Assim, o homem acabou se tornando um bicho muito importante, um predador intrépido que aos poucos foi percebendo que podia tirar certa vantagem da sua situação. Não sei bem como ou quando foi isso, mas imagino que a coisa tenha sido mais ou menos assim:

Pedro, o homem das cavernas, ao caçar um animal de pequeno porte (que já andavam escassos pela região, ao contrário dos perigosos animais de porte médio, ou dos terríveis animais de porte grande), acabou encontrando Pedro[2], que por uma incrível coincidência, estava a caçar o mesmo animal.

Assim, quando ambos perceberam a peculiaridade da situação, travaram o seguinte diálogo:

Pedro, muito mais simpático que Pedro, começa a conversa:

- Pedro, meu nobre amigo! Bom dia! Como anda Vossa Mercê neste dia tão ensolarado?

Pedro, um pouco transtornado com a situação, responde:

- Nobilíssimo Pedro! Folgo em lhe ver bem! Vou muito bem, obrigado! E o senhor, como vai? Tudo bem com as crianças, e com a sua senhora?

E após alguns momentos gastos com trocas de gentilezas entre os dois cavalheiros, conforme a situação exigia, Pedro foi direto ao assunto:

- Pois bem, distinto colega. Vejo que perseguimos o mesmo animal, e agora estamos num impasse... De acordo com o protocolo, podemos lutar até a morte, ou cortar o pobre bichinho no meio. O que o senhor preferiria?

Pedro, quiçá iluminado pelo absurdo da situação, respondeu de imediato:

- Pedro, meu caro, Talvez haja solução diversa para tal litígio: Que tal um acordo?

Pedro, num misto de curiosidade e desconfiança, retruca:

- Acordo... Pois bem. Como seria tal acordo?

Pedro, muito mais perspicaz, responde sem pestanejar:

- Façamos o seguinte: O senhor se compromete a não me matar, eu me comprometo a não lhe matar, e nós, cooperativamente, matamos um bicho maior.

Pedro, sem ter a menor idéia do que significava “cooperativamente” (afinal de contas, o conceito tinha sido inventado por Pedro naquele exato instante), mas empolgado com as possibilidades de conseguir “muita carne” ao invés de “pouca carne” (dois dias depois ele criou o conceito de “açougue”), concordou na hora.
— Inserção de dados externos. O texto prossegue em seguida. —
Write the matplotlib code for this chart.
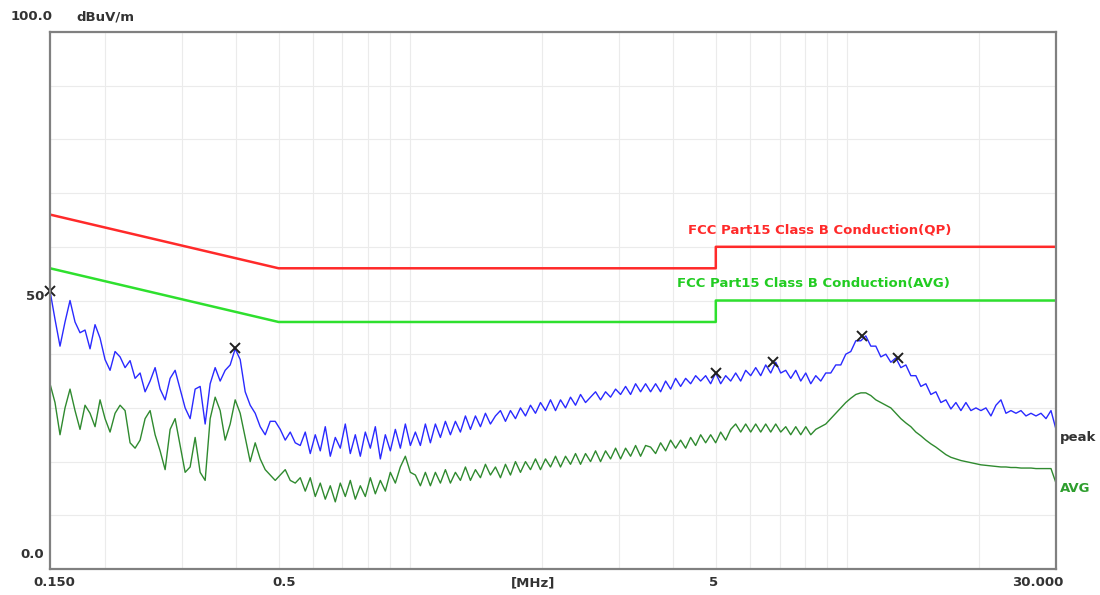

Assim, cooperativamente, ambos caçaram vários animais de médio porte, até proporem sociedade a Pedro, um terceiro interessado, ao qual foi apresentado um contrato de adesão tanto quanto obscuro (em tal momento, Pedro e Pedro, agora já “advogados associados”, estavam criando o conceito de “estelionato”), que então, ao ingressar em tal empreendimento, possibilitou uma nova tecnologia: A caça de animais de grande porte.

A partir daí, a coisa ficou bacana, e o homem se tornou o grande predador do planeta.

Porém, engana-se quem pensa que o segredo de tudo foi apenas cooperação: Tantos outros animais, como formigas ou abelhas, já conheciam este conceito muito antes do homem.

O que nos leva a concluir, lamentavelmente, que ser grande e mau também ajudou bastante.

[1] Como já diria George Orwell.

[2] De acordo com o brilhante filme “Na idade da pedra” (RRRrrrr!!!, 2004), todos os homens se chamavam “Pedro” nesta época. A seguir, alguns comentários sucintos sobre o filme: é francês e me fez rir.